WHAT YOU SHOULD DO ▸ Start at the line that contains "What Observable Plot", stop at the line that contains "const pt = (E, c, p, id)", and repeat every line in that span, those two included, with no pictures.

[Start of RECORDS SHOWN]

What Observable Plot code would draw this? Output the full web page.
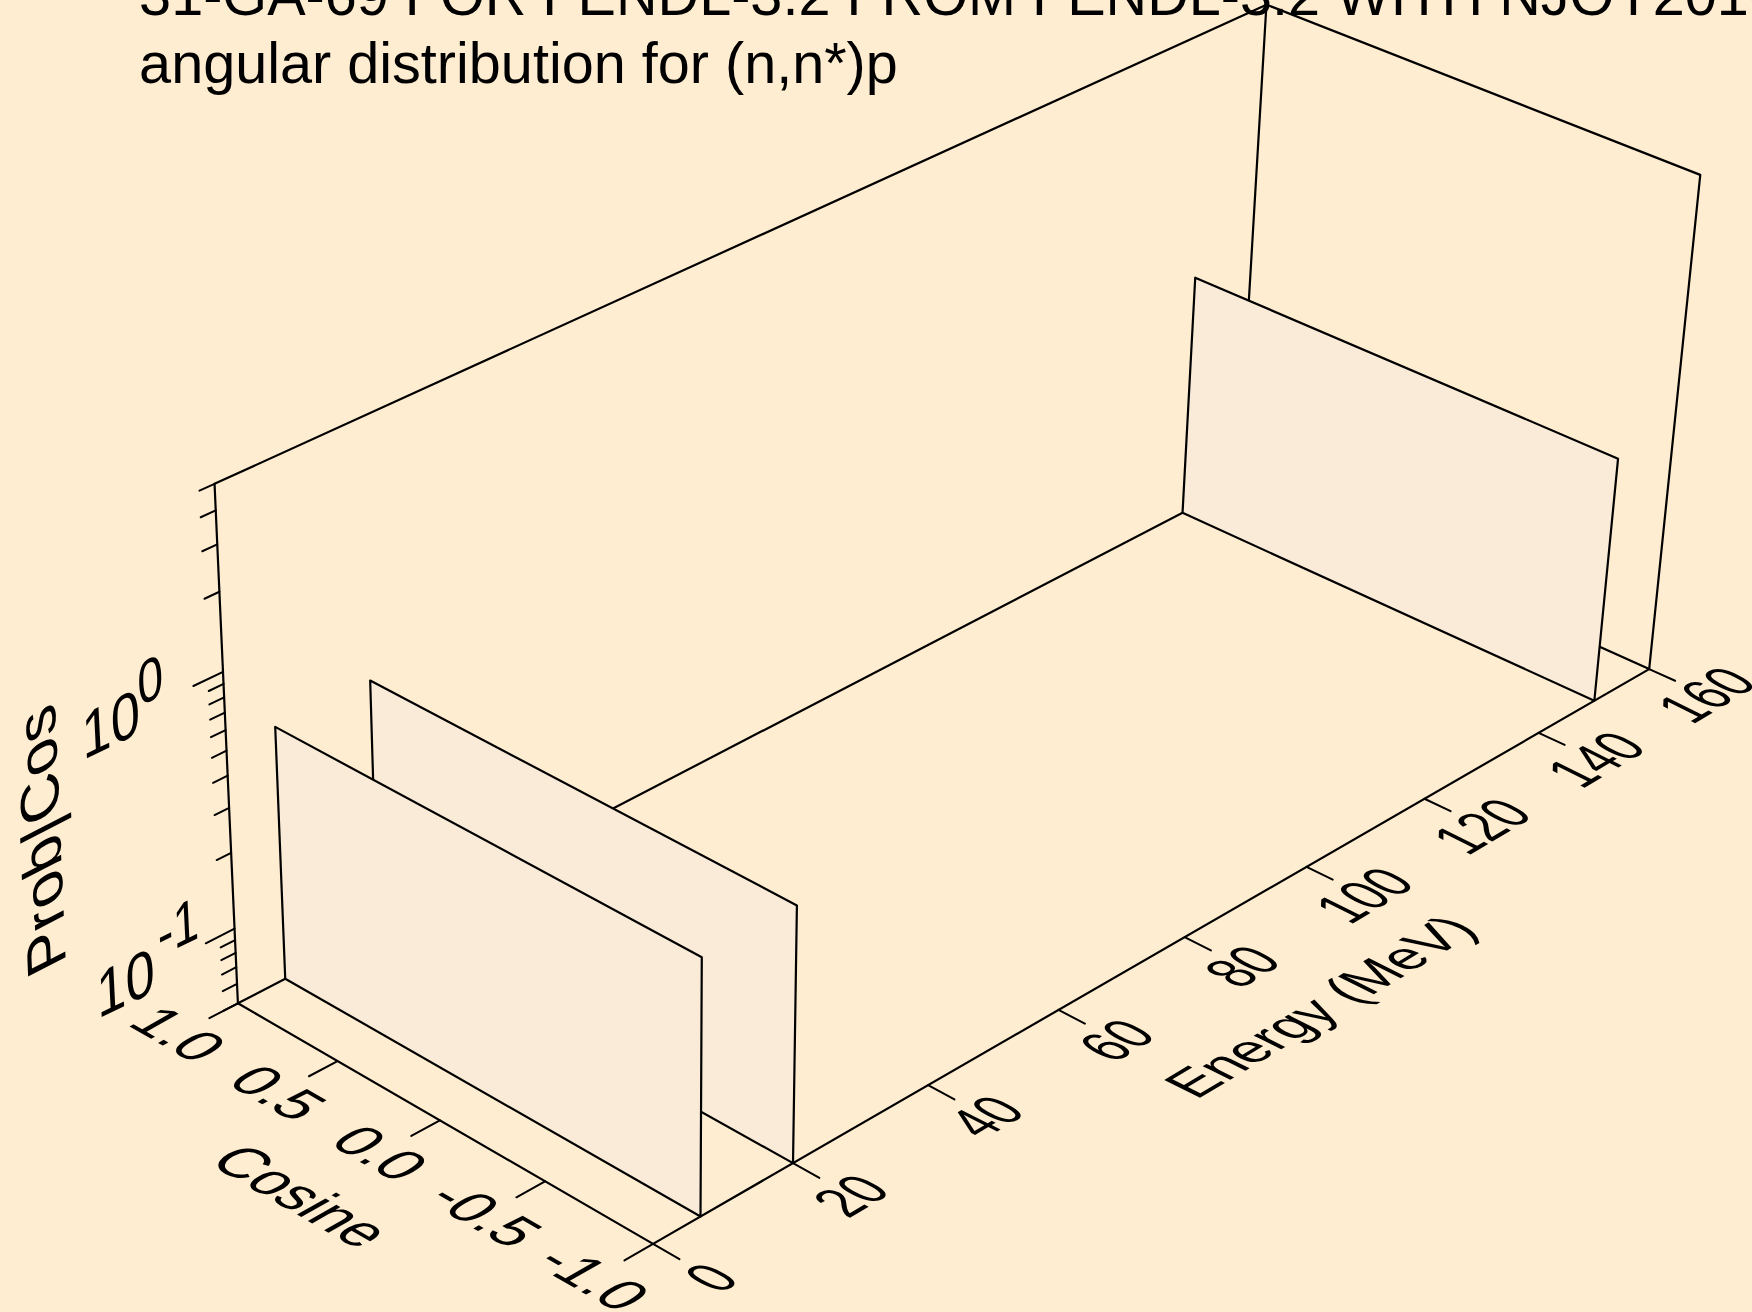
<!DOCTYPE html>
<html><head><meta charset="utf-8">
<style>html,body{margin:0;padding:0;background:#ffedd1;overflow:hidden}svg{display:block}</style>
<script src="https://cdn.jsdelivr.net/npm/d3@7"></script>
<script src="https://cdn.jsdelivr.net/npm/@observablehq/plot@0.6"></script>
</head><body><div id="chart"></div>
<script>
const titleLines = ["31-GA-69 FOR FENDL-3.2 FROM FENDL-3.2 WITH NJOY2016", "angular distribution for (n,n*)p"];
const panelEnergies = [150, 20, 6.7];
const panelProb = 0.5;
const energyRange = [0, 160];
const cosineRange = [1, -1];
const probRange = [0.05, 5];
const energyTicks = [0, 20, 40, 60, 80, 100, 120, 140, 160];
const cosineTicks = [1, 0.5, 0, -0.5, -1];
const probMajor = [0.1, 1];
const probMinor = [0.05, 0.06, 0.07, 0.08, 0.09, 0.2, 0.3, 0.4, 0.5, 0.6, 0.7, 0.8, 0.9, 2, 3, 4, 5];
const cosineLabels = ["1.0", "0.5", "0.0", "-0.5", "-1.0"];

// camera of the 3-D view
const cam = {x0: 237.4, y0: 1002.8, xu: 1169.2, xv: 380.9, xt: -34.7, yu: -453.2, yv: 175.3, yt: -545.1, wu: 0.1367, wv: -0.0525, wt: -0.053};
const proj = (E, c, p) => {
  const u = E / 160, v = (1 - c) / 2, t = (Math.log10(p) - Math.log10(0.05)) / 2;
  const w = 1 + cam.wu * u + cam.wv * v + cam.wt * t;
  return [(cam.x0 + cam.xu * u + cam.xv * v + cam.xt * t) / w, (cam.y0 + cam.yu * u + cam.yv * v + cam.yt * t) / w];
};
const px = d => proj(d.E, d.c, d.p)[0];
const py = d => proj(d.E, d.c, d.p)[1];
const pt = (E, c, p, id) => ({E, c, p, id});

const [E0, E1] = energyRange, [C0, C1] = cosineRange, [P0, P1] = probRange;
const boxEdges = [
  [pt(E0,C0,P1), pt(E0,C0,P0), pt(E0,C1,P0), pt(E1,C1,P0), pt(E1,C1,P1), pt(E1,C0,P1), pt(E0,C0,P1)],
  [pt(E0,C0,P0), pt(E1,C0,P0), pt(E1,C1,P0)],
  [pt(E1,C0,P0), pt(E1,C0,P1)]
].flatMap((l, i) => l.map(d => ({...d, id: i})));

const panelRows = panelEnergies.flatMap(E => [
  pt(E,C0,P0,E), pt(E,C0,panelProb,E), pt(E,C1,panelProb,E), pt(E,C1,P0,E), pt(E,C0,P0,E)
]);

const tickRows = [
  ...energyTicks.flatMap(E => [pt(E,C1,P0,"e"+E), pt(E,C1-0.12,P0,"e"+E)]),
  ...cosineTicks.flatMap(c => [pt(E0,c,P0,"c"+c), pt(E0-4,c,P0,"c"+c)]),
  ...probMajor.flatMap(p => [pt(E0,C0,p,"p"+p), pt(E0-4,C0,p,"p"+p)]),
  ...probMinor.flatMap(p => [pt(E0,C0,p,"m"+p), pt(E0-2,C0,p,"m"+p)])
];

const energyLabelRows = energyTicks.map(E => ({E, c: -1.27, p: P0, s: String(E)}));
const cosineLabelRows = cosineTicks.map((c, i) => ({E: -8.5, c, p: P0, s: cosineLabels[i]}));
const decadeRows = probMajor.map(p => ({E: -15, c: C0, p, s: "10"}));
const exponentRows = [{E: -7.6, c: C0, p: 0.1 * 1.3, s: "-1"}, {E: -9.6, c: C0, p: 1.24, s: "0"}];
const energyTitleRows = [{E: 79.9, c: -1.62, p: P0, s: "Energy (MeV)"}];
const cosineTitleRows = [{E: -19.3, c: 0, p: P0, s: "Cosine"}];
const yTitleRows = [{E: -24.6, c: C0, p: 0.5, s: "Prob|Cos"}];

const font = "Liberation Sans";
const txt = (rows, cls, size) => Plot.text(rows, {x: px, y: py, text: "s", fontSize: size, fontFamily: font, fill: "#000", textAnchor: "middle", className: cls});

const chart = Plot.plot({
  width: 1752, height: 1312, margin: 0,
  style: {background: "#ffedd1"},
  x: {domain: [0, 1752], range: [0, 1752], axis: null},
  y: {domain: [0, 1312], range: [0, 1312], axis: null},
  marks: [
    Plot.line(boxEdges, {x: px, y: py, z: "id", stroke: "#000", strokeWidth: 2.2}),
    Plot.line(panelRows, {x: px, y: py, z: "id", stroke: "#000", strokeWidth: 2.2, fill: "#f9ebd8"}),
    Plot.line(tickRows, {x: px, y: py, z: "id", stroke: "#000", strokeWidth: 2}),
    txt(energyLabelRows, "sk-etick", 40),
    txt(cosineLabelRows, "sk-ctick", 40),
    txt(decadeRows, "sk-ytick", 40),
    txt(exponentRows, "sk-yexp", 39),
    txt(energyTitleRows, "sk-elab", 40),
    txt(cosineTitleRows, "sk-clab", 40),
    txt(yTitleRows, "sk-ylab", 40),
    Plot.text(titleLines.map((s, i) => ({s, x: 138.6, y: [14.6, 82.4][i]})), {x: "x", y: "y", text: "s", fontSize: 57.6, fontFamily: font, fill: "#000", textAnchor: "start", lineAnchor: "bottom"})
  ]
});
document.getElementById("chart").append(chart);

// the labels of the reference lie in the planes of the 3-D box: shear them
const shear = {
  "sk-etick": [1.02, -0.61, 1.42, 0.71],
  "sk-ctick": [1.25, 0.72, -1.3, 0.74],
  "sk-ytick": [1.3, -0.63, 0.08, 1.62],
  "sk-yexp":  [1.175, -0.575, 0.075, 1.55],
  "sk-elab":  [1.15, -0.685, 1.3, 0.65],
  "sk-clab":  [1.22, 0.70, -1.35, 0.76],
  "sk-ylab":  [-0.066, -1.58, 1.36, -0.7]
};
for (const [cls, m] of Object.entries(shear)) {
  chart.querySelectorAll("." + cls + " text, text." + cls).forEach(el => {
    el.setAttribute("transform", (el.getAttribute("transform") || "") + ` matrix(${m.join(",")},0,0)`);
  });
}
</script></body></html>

[End of RECORDS SHOWN]
[Start of RECORDS SHOWN]

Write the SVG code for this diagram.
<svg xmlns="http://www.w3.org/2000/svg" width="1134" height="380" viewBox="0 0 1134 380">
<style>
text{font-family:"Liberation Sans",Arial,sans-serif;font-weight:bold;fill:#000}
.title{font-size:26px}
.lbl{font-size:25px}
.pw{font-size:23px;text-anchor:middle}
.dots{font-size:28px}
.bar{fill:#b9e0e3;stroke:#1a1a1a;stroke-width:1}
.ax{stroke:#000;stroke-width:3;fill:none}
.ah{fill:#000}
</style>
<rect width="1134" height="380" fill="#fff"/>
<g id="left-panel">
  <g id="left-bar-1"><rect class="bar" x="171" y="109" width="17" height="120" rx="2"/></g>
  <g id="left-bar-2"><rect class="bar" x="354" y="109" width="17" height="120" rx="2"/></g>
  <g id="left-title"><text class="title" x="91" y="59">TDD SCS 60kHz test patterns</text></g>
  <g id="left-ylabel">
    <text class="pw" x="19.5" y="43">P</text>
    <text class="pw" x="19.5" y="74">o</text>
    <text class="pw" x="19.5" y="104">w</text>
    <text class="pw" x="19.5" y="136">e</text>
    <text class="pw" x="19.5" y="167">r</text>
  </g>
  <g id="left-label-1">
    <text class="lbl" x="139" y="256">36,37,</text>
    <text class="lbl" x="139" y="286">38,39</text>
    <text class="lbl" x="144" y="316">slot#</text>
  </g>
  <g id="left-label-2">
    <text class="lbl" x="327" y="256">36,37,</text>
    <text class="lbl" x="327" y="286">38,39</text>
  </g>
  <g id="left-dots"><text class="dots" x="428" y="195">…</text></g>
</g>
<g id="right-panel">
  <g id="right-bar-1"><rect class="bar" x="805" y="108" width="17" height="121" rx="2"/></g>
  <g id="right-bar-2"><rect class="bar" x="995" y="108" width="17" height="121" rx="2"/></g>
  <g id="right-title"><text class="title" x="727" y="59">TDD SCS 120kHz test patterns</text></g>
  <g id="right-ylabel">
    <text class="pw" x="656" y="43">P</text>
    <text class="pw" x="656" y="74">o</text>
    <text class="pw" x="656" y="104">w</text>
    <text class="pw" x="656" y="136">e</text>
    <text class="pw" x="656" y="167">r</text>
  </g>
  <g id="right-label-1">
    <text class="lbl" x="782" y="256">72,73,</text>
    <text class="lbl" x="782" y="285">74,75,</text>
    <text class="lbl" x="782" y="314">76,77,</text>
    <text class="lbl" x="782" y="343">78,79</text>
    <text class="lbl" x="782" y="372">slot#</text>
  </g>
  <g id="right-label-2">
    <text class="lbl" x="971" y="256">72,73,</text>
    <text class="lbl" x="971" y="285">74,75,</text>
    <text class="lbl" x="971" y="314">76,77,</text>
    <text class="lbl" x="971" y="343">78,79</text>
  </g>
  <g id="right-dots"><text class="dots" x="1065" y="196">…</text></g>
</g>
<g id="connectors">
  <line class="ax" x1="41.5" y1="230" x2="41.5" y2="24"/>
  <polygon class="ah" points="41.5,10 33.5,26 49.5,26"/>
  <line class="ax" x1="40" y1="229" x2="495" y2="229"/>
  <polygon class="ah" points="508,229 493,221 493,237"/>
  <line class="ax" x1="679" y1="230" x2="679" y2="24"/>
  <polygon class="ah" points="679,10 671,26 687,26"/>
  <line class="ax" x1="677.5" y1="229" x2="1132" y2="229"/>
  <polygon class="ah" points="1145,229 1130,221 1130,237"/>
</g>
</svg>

[End of RECORDS SHOWN]

RESPONSE TO THIS EXERCISE ▸
What Observable Plot code would draw this? Output the full web page.
<!DOCTYPE html>
<html><head><meta charset="utf-8">
<style>html,body{margin:0;padding:0;background:#ffedd1;overflow:hidden}svg{display:block}</style>
<script src="https://cdn.jsdelivr.net/npm/d3@7"></script>
<script src="https://cdn.jsdelivr.net/npm/@observablehq/plot@0.6"></script>
</head><body><div id="chart"></div>
<script>
const titleLines = ["31-GA-69 FOR FENDL-3.2 FROM FENDL-3.2 WITH NJOY2016", "angular distribution for (n,n*)p"];
const panelEnergies = [150, 20, 6.7];
const panelProb = 0.5;
const energyRange = [0, 160];
const cosineRange = [1, -1];
const probRange = [0.05, 5];
const energyTicks = [0, 20, 40, 60, 80, 100, 120, 140, 160];
const cosineTicks = [1, 0.5, 0, -0.5, -1];
const probMajor = [0.1, 1];
const probMinor = [0.05, 0.06, 0.07, 0.08, 0.09, 0.2, 0.3, 0.4, 0.5, 0.6, 0.7, 0.8, 0.9, 2, 3, 4, 5];
const cosineLabels = ["1.0", "0.5", "0.0", "-0.5", "-1.0"];

// camera of the 3-D view
const cam = {x0: 237.4, y0: 1002.8, xu: 1169.2, xv: 380.9, xt: -34.7, yu: -453.2, yv: 175.3, yt: -545.1, wu: 0.1367, wv: -0.0525, wt: -0.053};
const proj = (E, c, p) => {
  const u = E / 160, v = (1 - c) / 2, t = (Math.log10(p) - Math.log10(0.05)) / 2;
  const w = 1 + cam.wu * u + cam.wv * v + cam.wt * t;
  return [(cam.x0 + cam.xu * u + cam.xv * v + cam.xt * t) / w, (cam.y0 + cam.yu * u + cam.yv * v + cam.yt * t) / w];
};
const px = d => proj(d.E, d.c, d.p)[0];
const py = d => proj(d.E, d.c, d.p)[1];
const pt = (E, c, p, id) => ({E, c, p, id});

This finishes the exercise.